Northwestern Events Calendar
Nov
19
2025

Nydia Pineda de Ávila - Filmmaking as Method for the History of Science: A screening and discussion of “American Skies"

When: Wednesday, November 19, 2025
4:30 PM - 6:00 PM CT

Where: Kresge Hall, Kaplan - Room 2-350, 1880 Campus Drive, Evanston, IL 60208 map it

Audience: Faculty/Staff - Student - Public - Post Docs/Docs - Graduate Students

Cost: FREE

Contact: Janet Hundrieser   (847) 491-3525
jh744@northwestern.edu

Group: Science in Human Culture Program - Klopsteg Lecture Series

Category: Lectures & Meetings

Description:

Speaker

Nydia Pineda de Ávila, History - UC San Diego

Title

"Filmmaking as Method for the History of Science: A screening and discussion of “American Skies"

Abstract

“American Skies” is a series of eight video-essays by scholars in Argentina, Brazil, Chile, Colombia, Mexico, Italy, and the U.S. who explore their relationship with the multi-faceted meanings of the heavens in colonial and postcolonial Latin America.

Biography

Professor Pineda de Ávila works at the intersection of the history of science, the history of the book and art history in early modern Europe and the Americas. In 2018, she completed a PhD in English at Queen Mary, University of London, with a dissertation on maps of the moon as objects of prestige and commodities made through interactions between natural philosophers, cosmographers, astronomers, humanists, intelligencers, artists, and publishers in seventeenth-century Europe. During her postdoc at the Instituto de Investigaciones Estéticas, Universidad Nacional Autónoma de México, she began researching the material and political aspects of celestial images in the colonial Americas.

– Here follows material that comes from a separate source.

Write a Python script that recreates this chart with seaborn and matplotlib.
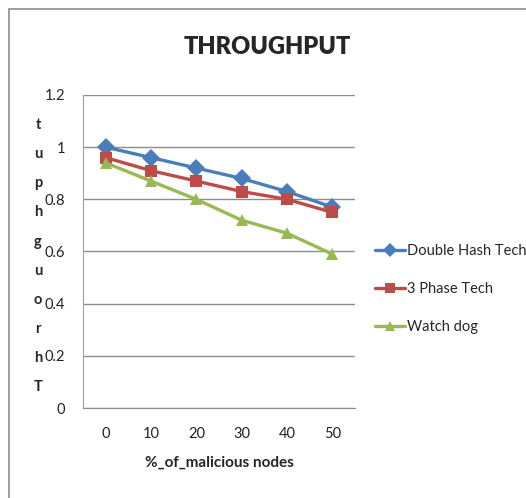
import matplotlib
matplotlib.use("Agg")
import matplotlib.pyplot as plt
import seaborn as sns
import pandas as pd
from matplotlib.patches import Rectangle

nodes = [0, 10, 20, 30, 40, 50]
double_hash = [1.00, 0.96, 0.92, 0.88, 0.83, 0.77]
three_phase = [0.96, 0.91, 0.87, 0.83, 0.80, 0.75]
watch_dog = [0.94, 0.87, 0.80, 0.72, 0.67, 0.59]
series_names = ["Double Hash Tech", "3 Phase Tech", "Watch dog"]
y_ticks = [0, 0.2, 0.4, 0.6, 0.8, 1, 1.2]
y_tick_labels = ["0", "0.2", "0.4", "0.6", "0.8", "1", "1.2"]

df = pd.DataFrame({
    "nodes": nodes * 3,
    "value": double_hash + three_phase + watch_dog,
    "series": [series_names[0]] * 6 + [series_names[1]] * 6 + [series_names[2]] * 6,
})

sns.set_style("white")
font = ["Lato", "DejaVu Sans"]
plt.rcParams["font.family"] = font

fig = plt.figure(figsize=(5.26, 4.98), dpi=100)
fig.patches.append(Rectangle((9 / 526, -0.1), 1.2, 1 - 9 / 498 + 0.1, transform=fig.transFigure,
                             fill=False, edgecolor="#8c8c8c", linewidth=1.2))
ax = fig.add_axes([83 / 526, 1 - 408 / 498, 272 / 526, 313 / 498])

palette = {series_names[0]: "#4A7EBB", series_names[1]: "#BE4B48", series_names[2]: "#98B954"}
markers = {series_names[0]: "D", series_names[1]: "s", series_names[2]: "^"}
sns.lineplot(data=df, x="nodes", y="value", hue="series", style="series",
             palette=palette, markers=markers, dashes=False, linewidth=2.4,
             markersize=9, markeredgewidth=0, ax=ax, legend=True)

ax.set_xlim(-5, 55)
ax.set_ylim(0, 1.2)
ax.set_yticks(y_ticks)
ax.set_yticklabels(y_tick_labels)
ax.set_xticks(nodes)
ax.set_xticklabels([str(n) for n in nodes])
ax.set_xticks([-5, 5, 15, 25, 35, 45, 55], minor=True)
ax.tick_params(axis="x", which="major", length=0, pad=14, labelsize=10.5, colors="#222222")
ax.tick_params(axis="x", which="minor", length=5, color="#a0a0a0", width=1, direction="out")
ax.tick_params(axis="y", which="major", length=5, color="#a0a0a0", width=1, direction="out",
               labelsize=10.5, pad=8, colors="#222222")
ax.yaxis.grid(True, color="#8c8c8c", linewidth=1)
ax.set_axisbelow(True)
for s in ["top", "right"]:
    ax.spines[s].set_visible(False)
ax.spines["left"].set_color("#a0a0a0")
ax.spines["bottom"].set_color("#8c8c8c")
ax.set_xlabel("%_of_malicious nodes", fontsize=11, fontweight="bold", labelpad=10)
ax.set_ylabel("")

fig.text(267 / 526, 1 - 47 / 498, "THROUGHPUT", ha="center", va="center",
         fontsize=17, fontweight="heavy")

letters = list("Throughput")
for i, ch in enumerate(letters):
    fig.text(38 / 526, 1 - (387 - i * 29.1) / 498, ch, ha="center", va="center",
             fontsize=10.5, fontweight="bold")

handles, labels = ax.get_legend_handles_labels()
leg = ax.legend(handles, labels, loc="center left", bbox_to_anchor=(1.0, 0.38),
                frameon=False, fontsize=10.5, handlelength=2.0, handletextpad=0.2,
                labelspacing=1.65, borderaxespad=1.0)
for h in leg.legend_handles:
    h.set_markersize(7)

fig.savefig("out.png", dpi=100)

She is currently completing book manuscript that reveals the changing values of moon maps as visual experiments, rhetorical artefacts and commodities from the early phases of the development of the telescope in European observatories, workshops, courts and shops, through to the intellectual and political settings of the Americas in the late eighteenth century.